My question is HOW to go about it? I looked around, and didn't find a single thread to tell me HOW.

So, I've gleaned the basics, plus some tips. I'll post them here. Please critique, and add any others!

MANDATORY
-- Beeline Masonry to get Pyramids. Or, beeline Bronze Working first, then Masonry, to chop Pyramids plus have the capability to build Axes earlier. Run Representation. (If you get beat to Pyramids, then punt and switch to a cottage economy.)
-- After that, beeline to get Great Library in super science city (see below). (If you get beat to Great Library, then punt and switch to a cottage economy.)
-- DON'T use Slavery.
-- DON'T waste time on buildings that aren't immediately relevant. e.g., Capitol is specializing in wealth so don't build library or forge there. Ever.
-- Run science slider as normal, until specialists start to kick in. Then, back it down, slowly over time, until it is 0%.
-- If happiness is a problem, move culture slider up. Repeat as needed.
-- Run Caste System and Mercantilism when you get them.

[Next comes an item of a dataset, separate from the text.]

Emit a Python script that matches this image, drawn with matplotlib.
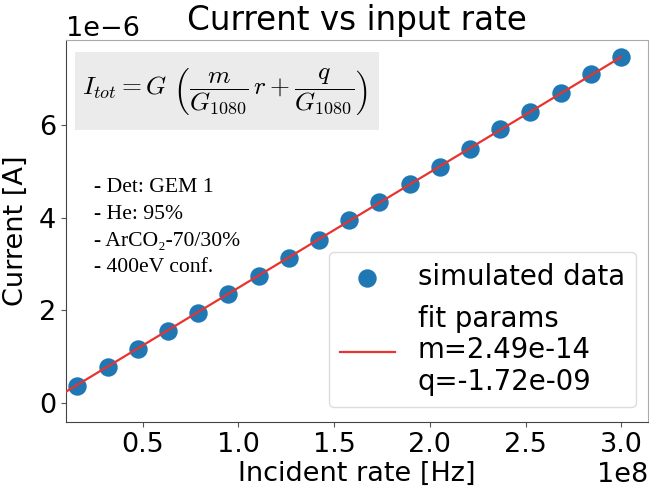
import numpy as np
import matplotlib
matplotlib.use("Agg")
import matplotlib.pyplot as plt
from matplotlib.patches import Rectangle

# ---- data ----
rate = [0.158e8, 0.316e8, 0.474e8, 0.632e8, 0.789e8, 0.947e8, 1.105e8, 1.263e8,
        1.421e8, 1.579e8, 1.737e8, 1.895e8, 2.053e8, 2.211e8, 2.368e8, 2.526e8,
        2.684e8, 2.842e8, 3.000e8]
current = [0.373e-6, 0.784e-6, 1.166e-6, 1.554e-6, 1.949e-6, 2.346e-6, 2.741e-6,
           3.123e-6, 3.518e-6, 3.950e-6, 4.332e-6, 4.720e-6, 5.100e-6, 5.489e-6,
           5.908e-6, 6.288e-6, 6.685e-6, 7.095e-6, 7.475e-6]
fit_m = 2.49e-14
fit_q = -1.72e-09
xticks = [0.5e8, 1.0e8, 1.5e8, 2.0e8, 2.5e8, 3.0e8]
yticks = [0, 2e-6, 4e-6, 6e-6]
info_lines = ["- Det: GEM 1", "- He: 95%", "- ArCO\u2082-70/30%", "- 400eV conf."]

plt.rcParams["mathtext.fontset"] = "cm"

W, H = 649, 488
fig = plt.figure(figsize=(W / 100, H / 100), dpi=100)
L, R, T, B = 66, 648, 40, 422
ax = fig.add_axes([L / W, 1 - B / H, (R - L) / W, (B - T) / H])

FS = 19.5
xlo, xhi = 0.099e8, 3.14e8
ax.set_xlim(xlo, xhi)
ax.set_ylim(-0.41e-6, 7.835e-6)

ax.scatter(rate, current, s=150, color="#1f77b4", zorder=3, label="simulated data")
xf = np.array([xlo, rate[-1]])
ax.plot(xf, fit_m * xf + fit_q, color="#e8332f", lw=1.6, zorder=4,
        label="fit params\nm=%.2e\nq=%.2e" % (fit_m, fit_q))

ax.set_xticks(xticks)
ax.set_yticks(yticks)
ax.tick_params(labelsize=FS, length=3.5, color="#555555")
ax.xaxis.get_offset_text().set_fontsize(FS)
ax.yaxis.get_offset_text().set_fontsize(FS)
ax.set_xlabel("Incident rate [Hz]", fontsize=FS, labelpad=2)
ax.set_ylabel("Current [A]", fontsize=FS, labelpad=7)
ax.set_title("Current vs input rate", fontsize=23.5, pad=7)

for side in ["left", "bottom"]:
    ax.spines[side].set_color("#444444")
for side in ["top", "right"]:
    ax.spines[side].set_color("#aaaaaa")

leg = ax.legend(loc="lower right", fontsize=19.8, scatterpoints=1,
                bbox_to_anchor=((636 - L) / (R - L), (B - 407) / (B - T)),
                borderaxespad=0, labelspacing=0.5, handletextpad=0.85,
                framealpha=1, edgecolor="#dddddd")
for t in leg.get_texts():
    t.set_linespacing(1.17)

# formula box
rx0, ry0 = (75 - L) / (R - L), (B - 130) / (B - T)
rw, rh = (379 - 75) / (R - L), (130 - 52) / (B - T)
ax.add_patch(Rectangle((rx0, ry0), rw, rh, transform=ax.transAxes,
                       facecolor="#ebebeb", edgecolor="none", zorder=2))
ax.text((225 - L) / (R - L), (B - 92) / (B - T),
        r"$I_{tot} = G\ \left(\dfrac{m}{G_{1080}}\,r + \dfrac{q}{G_{1080}}\right)$",
        transform=ax.transAxes, ha="center", va="center", fontsize=18.5, zorder=5)

# info text
for i, line in enumerate(info_lines):
    ax.text((94 - L) / (R - L), (B - (188 + 26.5 * i)) / (B - T), line,
            transform=ax.transAxes, ha="left", va="center", fontsize=15.6,
            family=["Liberation Serif", "DejaVu Serif"], zorder=5)

fig.savefig("out.png", dpi=100)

CAPITOL (city specialization = wealth)
-- 1-2 farms to get pop up faster, then cottages. Force merchant specialists when able.
-- Run Bureaucracy until you have all Towns, then switch to Free Speech.
-- Build markets, banks, wall street.
-- great merchants join this city (rather than being used for tech, money, or golden age).

CITIES W/EARLY ACCESS TO WATER (city specialization = science)
-- all farms. Force science specialists when able.
-- Pick one city to be your super science city, whichever one has the most food. Great Library is essential here! Build library, university, oxford, etc.
-- Great scientists join here.

CITIES W/O WATER (city specialization = production, military)
-- farms as much as possible, then mines. Build barracks, stables, etc. Military academy, heroic epic, etc.

CITIES W/O WATER (city specialization = production, wonders, GPP)
-- Build all your wonders in these cities, except as noted above.
-- after you can spread irrigation, you can change these cities to science cities

Wodan
 
Thank you for this guide, though you forgot to mention that you should also build some cities with cottages (0% tech rate means wealth).
 
SS-18 ICBM said:
Thank you for this guide, though you forgot to mention that you should also build some cities with cottages (0% tech rate means wealth).
The only city you build cottages in is your Capitol. Your capitol provides 100% of your wealth, is the idea.

Wodan
 
One thing I did omit is the mechanics of managing your specialists.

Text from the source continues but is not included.